9/10
The word is: Magic Realism
9 January 2013
What is so difficult to understand? If we suspend belief for Spiderman, The Hulk and King Kong why can't we believe in this story?

I wonder whether some viewers are so addicted to the rhythm of plot driven movies to render them unable to appreciate a story like this, a story that sees the world through the eyes of a child who knows nothing of what we know. If you are one of those, go read somewhere else. I am not going to give you a synapse but my humble opinion on its meaning and possibly its intent. Or more surely, what I got out of it.

The beauty of this movie lies in Hushpuppy, a child young enough to be nonjudgmental, and her vision of life and its inhabitants. She has her own wisdom and is, like all children, taking things quite literally.

At first the hand-held camera-work and insufficient light-fill to illuminate the deep shades gave me the impression that this was a documentary style movie, a story reporting the lives of a group of people living off the grid in some southern state of the United States.

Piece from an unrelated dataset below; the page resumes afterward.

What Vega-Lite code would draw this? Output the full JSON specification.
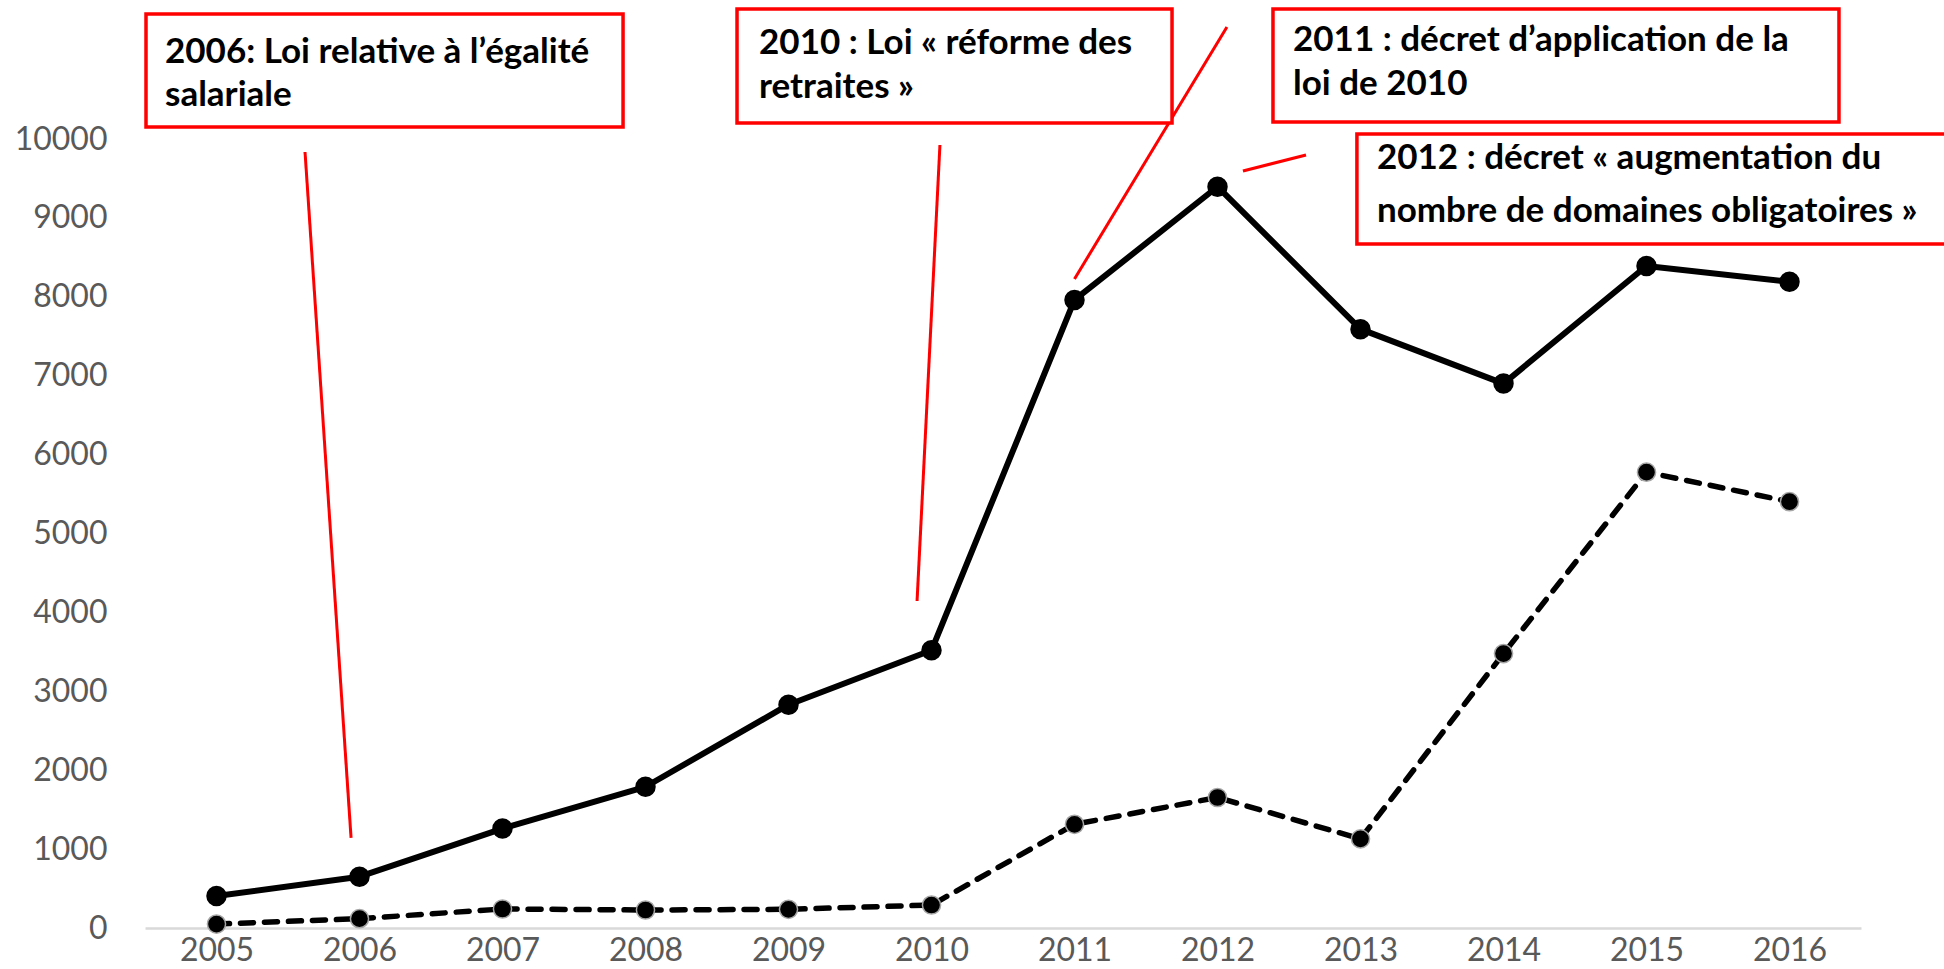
{
  "$schema": "https://vega.github.io/schema/vega-lite/v6.json",
  "width": 1716,
  "height": 789,
  "autosize": {"type": "none"},
  "padding": {"left": 145, "top": 139, "right": 83, "bottom": 41},
  "background": "white",
  "config": {"view": {"stroke": null}, "font": "Lato"},
  "datasets": {
    "series": [
      {"x": 2005, "y": 405, "series": "total"},
      {"x": 2006, "y": 650, "series": "total"},
      {"x": 2007, "y": 1260, "series": "total"},
      {"x": 2008, "y": 1790, "series": "total"},
      {"x": 2009, "y": 2830, "series": "total"},
      {"x": 2010, "y": 3520, "series": "total"},
      {"x": 2011, "y": 7960, "series": "total"},
      {"x": 2012, "y": 9395, "series": "total"},
      {"x": 2013, "y": 7590, "series": "total"},
      {"x": 2014, "y": 6900, "series": "total"},
      {"x": 2015, "y": 8390, "series": "total"},
      {"x": 2016, "y": 8190, "series": "total"},
      {"x": 2005, "y": 50, "series": "part"},
      {"x": 2006, "y": 118, "series": "part"},
      {"x": 2007, "y": 241, "series": "part"},
      {"x": 2008, "y": 228, "series": "part"},
      {"x": 2009, "y": 237, "series": "part"},
      {"x": 2010, "y": 291, "series": "part"},
      {"x": 2011, "y": 1314, "series": "part"},
      {"x": 2012, "y": 1654, "series": "part"},
      {"x": 2013, "y": 1130, "series": "part"},
      {"x": 2014, "y": 3478, "series": "part"},
      {"x": 2015, "y": 5777, "series": "part"},
      {"x": 2016, "y": 5403, "series": "part"}
    ],
    "grid": [
      {"x": 2004.5}, {"x": 2005.5}, {"x": 2006.5}, {"x": 2007.5}, {"x": 2008.5},
      {"x": 2009.5}, {"x": 2010.5}, {"x": 2011.5}, {"x": 2012.5}, {"x": 2013.5},
      {"x": 2014.5}, {"x": 2015.5}, {"x": 2016.5}
    ],
    "boxes": [
      {"x": 2004.507, "x2": 2007.843, "y": 11584, "y2": 10152},
      {"x": 2008.640, "x2": 2011.682, "y": 11648, "y2": 10203},
      {"x": 2012.388, "x2": 2016.346, "y": 11648, "y2": 10215},
      {"x": 2012.975, "x2": 2017.3, "y": 10063, "y2": 8669}
    ],
    "leaders": [
      {"x": 2005.619, "y": 9835, "x2": 2005.941, "y2": 1141},
      {"x": 2010.059, "y": 9924, "x2": 2009.899, "y2": 4144},
      {"x": 2012.066, "y": 11420, "x2": 2011.0, "y2": 8226},
      {"x": 2012.178, "y": 9594, "x2": 2012.619, "y2": 9797}
    ],
    "labels": [
      {"x": 2004.64, "y": 11103, "text": "2006: Loi relative à l’égalité"},
      {"x": 2004.64, "y": 10558, "text": "salariale"},
      {"x": 2008.794, "y": 11217, "text": "2010 : Loi « réforme des"},
      {"x": 2008.794, "y": 10659, "text": "retraites »"},
      {"x": 2012.528, "y": 11255, "text": "2011 : décret d’application de la"},
      {"x": 2012.528, "y": 10697, "text": "loi de 2010"},
      {"x": 2013.115, "y": 9759, "text": "2012 : décret « augmentation du"},
      {"x": 2013.115, "y": 9087, "text": "nombre de domaines obligatoires »"}
    ]
  },
  "encoding": {
    "x": {
      "field": "x", "type": "quantitative",
      "scale": {"domain": [2004.5, 2016.5], "nice": false, "zero": false},
      "axis": {
        "title": null, "values": [2005, 2006, 2007, 2008, 2009, 2010, 2011, 2012, 2013, 2014, 2015, 2016],
        "format": "d", "grid": false, "ticks": false,
        "domain": true, "domainColor": "#d9d9d9", "domainWidth": 2.5,
        "labelFont": "Lato", "labelFontSize": 32, "labelColor": "#595959",
        "labelPadding": 7, "labelFlush": false, "labelOverlap": false
      }
    },
    "y": {
      "field": "y", "type": "quantitative",
      "scale": {"domain": [0, 10000], "nice": false},
      "axis": {
        "title": null, "values": [0, 1000, 2000, 3000, 4000, 5000, 6000, 7000, 8000, 9000, 10000],
        "format": "d", "grid": false, "ticks": false, "domain": false,
        "labelFont": "Lato", "labelFontSize": 32, "labelColor": "#595959",
        "labelPadding": 38, "labelOverlap": false
      }
    }
  },
  "layer": [
    {
      "data": {"name": "grid"},
      "mark": {"type": "rule", "color": "#d9d9d9", "strokeWidth": 1.5},
      "encoding": {"y": {"datum": 0}, "y2": {"datum": 10000}}
    },
    {
      "data": {"name": "series"},
      "transform": [{"filter": "datum.series === 'part'"}],
      "mark": {"type": "line", "color": "black", "strokeWidth": 5.5, "strokeDash": [13, 11], "strokeCap": "round", "strokeJoin": "round"},
      "encoding": {}
    },
    {
      "data": {"name": "series"},
      "transform": [{"filter": "datum.series === 'total'"}],
      "mark": {"type": "line", "color": "black", "strokeWidth": 6, "strokeJoin": "round"},
      "encoding": {}
    },
    {
      "data": {"name": "series"},
      "transform": [{"filter": "datum.series === 'part'"}],
      "mark": {"type": "point", "shape": "circle", "filled": true, "fill": "black", "stroke": "#a6a6a6", "strokeWidth": 1.5, "size": 330, "opacity": 1},
      "encoding": {}
    },
    {
      "data": {"name": "series"},
      "transform": [{"filter": "datum.series === 'total'"}],
      "mark": {"type": "point", "shape": "circle", "filled": true, "fill": "black", "size": 420, "opacity": 1},
      "encoding": {}
    },
    {
      "data": {"name": "leaders"},
      "mark": {"type": "rule", "color": "#ff0000", "strokeWidth": 3},
      "encoding": {"x2": {"field": "x2"}, "y2": {"field": "y2"}}
    },
    {
      "data": {"name": "boxes"},
      "mark": {"type": "rect", "fill": "white", "stroke": "#ff0000", "strokeWidth": 3.5},
      "encoding": {"x2": {"field": "x2"}, "y2": {"field": "y2"}}
    },
    {
      "data": {"name": "labels"},
      "mark": {"type": "text", "align": "left", "baseline": "middle", "font": "Lato", "fontWeight": "bold", "fontSize": 35, "color": "black"},
      "encoding": {"text": {"field": "text"}}
    }
  ]
}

But when I understood that the "Beasts" of the title was not a judgment of the movie's humans and their poverty, their ignorance, their unsophistication- but only an alternate noun for "animals" which the protagonists calls both her pets and humans alike, I started seeing the movie for what it really is: A dream, a fantasy, an imaginary story that merged with the contemporary awareness of global warming, and so a low tech sci-fi prediction of how the world may soon become.

With that key I read most character's actions: the father figure who needs to train his child to survive, inciting her "to show her guns" and be self assured; the woman who teaches children the use of herbs to cure, the meaning of magic and mythology; the tolerance of the other adults for what, in a parallel reality, would definitively been child abuse. All this is righteously done to prepare the children to survive in a world that was(is?) going from merely hard to impossible.

Wink's seemingly unsentimental and insensitive behavior towards the little wee child makes then perfect sense and thus his letting go when she can keep at bay, the Aurochs (a metaphor for her still childlike imagination) and her ability to step out of that world and into that of an adult ("I've got to take care of mine now") is the proof that she had grown up enough to survive on her own.

Looking back to it, this movie is a miracle as improbable as that of La Vita é Bella, where Benigni infused humor in a story about the Holocaust without becoming offensive or demeaning. Beasts of a Southern Wild is able to merge a child's world with that of an adult; to make us see how the effects of global warming will challenge the lives of many; it is a comment and a reminder of Katrina, its victims and consequences; finally it is a poetic way of describing the world and its inhabitants, escaping the ugliness and despair of certain realities by converting it into hope, survival and beauty.